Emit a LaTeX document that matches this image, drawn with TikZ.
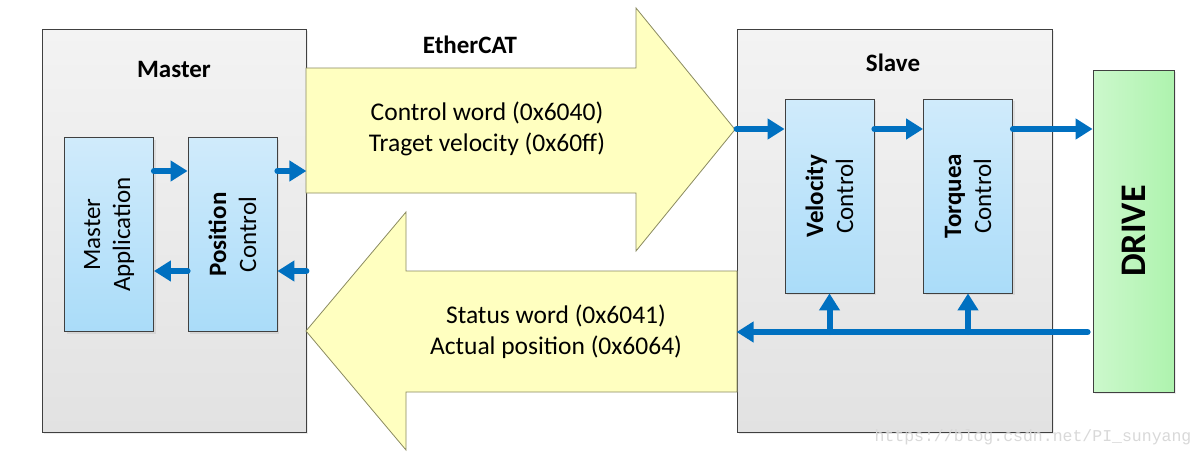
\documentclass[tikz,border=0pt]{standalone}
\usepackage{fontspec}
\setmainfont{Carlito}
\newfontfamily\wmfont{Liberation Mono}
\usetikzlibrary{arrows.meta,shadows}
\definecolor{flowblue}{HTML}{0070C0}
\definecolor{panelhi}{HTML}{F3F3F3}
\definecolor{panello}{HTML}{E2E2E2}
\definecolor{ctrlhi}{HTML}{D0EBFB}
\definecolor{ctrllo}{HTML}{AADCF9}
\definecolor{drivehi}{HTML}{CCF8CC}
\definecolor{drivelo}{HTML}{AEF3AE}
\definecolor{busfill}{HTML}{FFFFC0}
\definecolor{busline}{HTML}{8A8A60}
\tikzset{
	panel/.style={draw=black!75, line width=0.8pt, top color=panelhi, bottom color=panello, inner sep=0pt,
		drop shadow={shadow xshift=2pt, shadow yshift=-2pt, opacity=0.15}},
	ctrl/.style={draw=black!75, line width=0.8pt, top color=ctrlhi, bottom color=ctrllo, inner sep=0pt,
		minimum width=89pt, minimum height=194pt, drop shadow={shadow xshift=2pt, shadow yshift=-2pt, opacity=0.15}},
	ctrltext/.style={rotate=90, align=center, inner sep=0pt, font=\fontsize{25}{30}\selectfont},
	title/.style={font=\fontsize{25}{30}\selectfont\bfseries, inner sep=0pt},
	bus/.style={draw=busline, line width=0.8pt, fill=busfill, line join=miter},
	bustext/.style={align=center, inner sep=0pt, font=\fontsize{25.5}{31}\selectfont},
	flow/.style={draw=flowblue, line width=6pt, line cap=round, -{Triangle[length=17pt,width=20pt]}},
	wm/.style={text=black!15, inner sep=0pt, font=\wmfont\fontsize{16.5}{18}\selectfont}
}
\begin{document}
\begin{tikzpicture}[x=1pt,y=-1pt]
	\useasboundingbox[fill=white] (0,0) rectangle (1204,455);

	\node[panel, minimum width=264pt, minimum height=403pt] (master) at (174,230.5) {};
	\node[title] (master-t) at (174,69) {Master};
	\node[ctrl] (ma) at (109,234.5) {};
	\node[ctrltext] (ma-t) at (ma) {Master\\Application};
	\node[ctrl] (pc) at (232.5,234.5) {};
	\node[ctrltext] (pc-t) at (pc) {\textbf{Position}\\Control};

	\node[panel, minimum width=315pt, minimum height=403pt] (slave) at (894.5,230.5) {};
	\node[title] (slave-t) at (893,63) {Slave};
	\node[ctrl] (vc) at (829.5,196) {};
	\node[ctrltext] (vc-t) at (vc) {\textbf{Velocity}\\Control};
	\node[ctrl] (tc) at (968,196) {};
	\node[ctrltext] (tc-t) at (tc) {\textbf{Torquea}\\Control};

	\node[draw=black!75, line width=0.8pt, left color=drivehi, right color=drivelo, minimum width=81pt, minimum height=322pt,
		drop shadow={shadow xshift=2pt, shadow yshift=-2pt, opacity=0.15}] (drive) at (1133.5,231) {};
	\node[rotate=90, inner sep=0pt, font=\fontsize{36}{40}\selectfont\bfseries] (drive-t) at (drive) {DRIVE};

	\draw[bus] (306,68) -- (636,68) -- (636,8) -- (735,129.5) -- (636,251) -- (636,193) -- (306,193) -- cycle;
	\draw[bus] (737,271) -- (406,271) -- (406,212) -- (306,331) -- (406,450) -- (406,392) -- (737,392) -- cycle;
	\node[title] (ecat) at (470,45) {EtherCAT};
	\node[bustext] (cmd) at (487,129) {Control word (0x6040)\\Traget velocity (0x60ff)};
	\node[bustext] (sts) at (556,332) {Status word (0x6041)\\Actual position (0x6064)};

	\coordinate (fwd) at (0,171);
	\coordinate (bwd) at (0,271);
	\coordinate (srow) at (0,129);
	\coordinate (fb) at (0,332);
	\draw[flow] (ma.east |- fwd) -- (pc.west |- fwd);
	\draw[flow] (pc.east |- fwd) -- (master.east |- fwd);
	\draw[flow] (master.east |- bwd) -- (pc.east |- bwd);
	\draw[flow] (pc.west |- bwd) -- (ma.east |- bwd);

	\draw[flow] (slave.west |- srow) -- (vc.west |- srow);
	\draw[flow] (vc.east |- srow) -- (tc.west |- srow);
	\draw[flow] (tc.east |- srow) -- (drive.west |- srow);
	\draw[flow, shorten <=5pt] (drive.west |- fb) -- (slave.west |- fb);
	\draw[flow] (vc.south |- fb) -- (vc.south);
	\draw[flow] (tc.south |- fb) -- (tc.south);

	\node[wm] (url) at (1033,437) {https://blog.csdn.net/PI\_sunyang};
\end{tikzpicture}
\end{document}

[Exercise requirements] Pictures are excluded; copy all other data exactly as shown.

[Solution to the exercise]
Emit a LaTeX document that matches this image, drawn with TikZ.
\documentclass[tikz,border=0pt]{standalone}
\usepackage{fontspec}
\setmainfont{Carlito}
\newfontfamily\wmfont{Liberation Mono}
\usetikzlibrary{arrows.meta,shadows}
\definecolor{flowblue}{HTML}{0070C0}
\definecolor{panelhi}{HTML}{F3F3F3}
\definecolor{panello}{HTML}{E2E2E2}
\definecolor{ctrlhi}{HTML}{D0EBFB}
\definecolor{ctrllo}{HTML}{AADCF9}
\definecolor{drivehi}{HTML}{CCF8CC}
\definecolor{drivelo}{HTML}{AEF3AE}
\definecolor{busfill}{HTML}{FFFFC0}
\definecolor{busline}{HTML}{8A8A60}
\tikzset{
	panel/.style={draw=black!75, line width=0.8pt, top color=panelhi, bottom color=panello, inner sep=0pt,
		drop shadow={shadow xshift=2pt, shadow yshift=-2pt, opacity=0.15}},
	ctrl/.style={draw=black!75, line width=0.8pt, top color=ctrlhi, bottom color=ctrllo, inner sep=0pt,
		minimum width=89pt, minimum height=194pt, drop shadow={shadow xshift=2pt, shadow yshift=-2pt, opacity=0.15}},
	ctrltext/.style={rotate=90, align=center, inner sep=0pt, font=\fontsize{25}{30}\selectfont},
	title/.style={font=\fontsize{25}{30}\selectfont\bfseries, inner sep=0pt},
	bus/.style={draw=busline, line width=0.8pt, fill=busfill, line join=miter},
	bustext/.style={align=center, inner sep=0pt, font=\fontsize{25.5}{31}\selectfont},
	flow/.style={draw=flowblue, line width=6pt, line cap=round, -{Triangle[length=17pt,width=20pt]}},
	wm/.style={text=black!15, inner sep=0pt, font=\wmfont\fontsize{16.5}{18}\selectfont}
}
\begin{document}
\begin{tikzpicture}[x=1pt,y=-1pt]
	\useasboundingbox[fill=white] (0,0) rectangle (1204,455);

	\node[panel, minimum width=264pt, minimum height=403pt] (master) at (174,230.5) {};
	\node[title] (master-t) at (174,69) {Master};
	\node[ctrl] (ma) at (109,234.5) {};
	\node[ctrltext] (ma-t) at (ma) {Master\\Application};
	\node[ctrl] (pc) at (232.5,234.5) {};
	\node[ctrltext] (pc-t) at (pc) {\textbf{Position}\\Control};

	\node[panel, minimum width=315pt, minimum height=403pt] (slave) at (894.5,230.5) {};
	\node[title] (slave-t) at (893,63) {Slave};
	\node[ctrl] (vc) at (829.5,196) {};
	\node[ctrltext] (vc-t) at (vc) {\textbf{Velocity}\\Control};
	\node[ctrl] (tc) at (968,196) {};
	\node[ctrltext] (tc-t) at (tc) {\textbf{Torquea}\\Control};

	\node[draw=black!75, line width=0.8pt, left color=drivehi, right color=drivelo, minimum width=81pt, minimum height=322pt,
		drop shadow={shadow xshift=2pt, shadow yshift=-2pt, opacity=0.15}] (drive) at (1133.5,231) {};
	\node[rotate=90, inner sep=0pt, font=\fontsize{36}{40}\selectfont\bfseries] (drive-t) at (drive) {DRIVE};

	\draw[bus] (306,68) -- (636,68) -- (636,8) -- (735,129.5) -- (636,251) -- (636,193) -- (306,193) -- cycle;
	\draw[bus] (737,271) -- (406,271) -- (406,212) -- (306,331) -- (406,450) -- (406,392) -- (737,392) -- cycle;
	\node[title] (ecat) at (470,45) {EtherCAT};
	\node[bustext] (cmd) at (487,129) {Control word (0x6040)\\Traget velocity (0x60ff)};
	\node[bustext] (sts) at (556,332) {Status word (0x6041)\\Actual position (0x6064)};

	\coordinate (fwd) at (0,171);
	\coordinate (bwd) at (0,271);
	\coordinate (srow) at (0,129);
	\coordinate (fb) at (0,332);
	\draw[flow] (ma.east |- fwd) -- (pc.west |- fwd);
	\draw[flow] (pc.east |- fwd) -- (master.east |- fwd);
	\draw[flow] (master.east |- bwd) -- (pc.east |- bwd);
	\draw[flow] (pc.west |- bwd) -- (ma.east |- bwd);

	\draw[flow] (slave.west |- srow) -- (vc.west |- srow);
	\draw[flow] (vc.east |- srow) -- (tc.west |- srow);
	\draw[flow] (tc.east |- srow) -- (drive.west |- srow);
	\draw[flow, shorten <=5pt] (drive.west |- fb) -- (slave.west |- fb);
	\draw[flow] (vc.south |- fb) -- (vc.south);
	\draw[flow] (tc.south |- fb) -- (tc.south);

	\node[wm] (url) at (1033,437) {https://blog.csdn.net/PI\_sunyang};
\end{tikzpicture}
\end{document}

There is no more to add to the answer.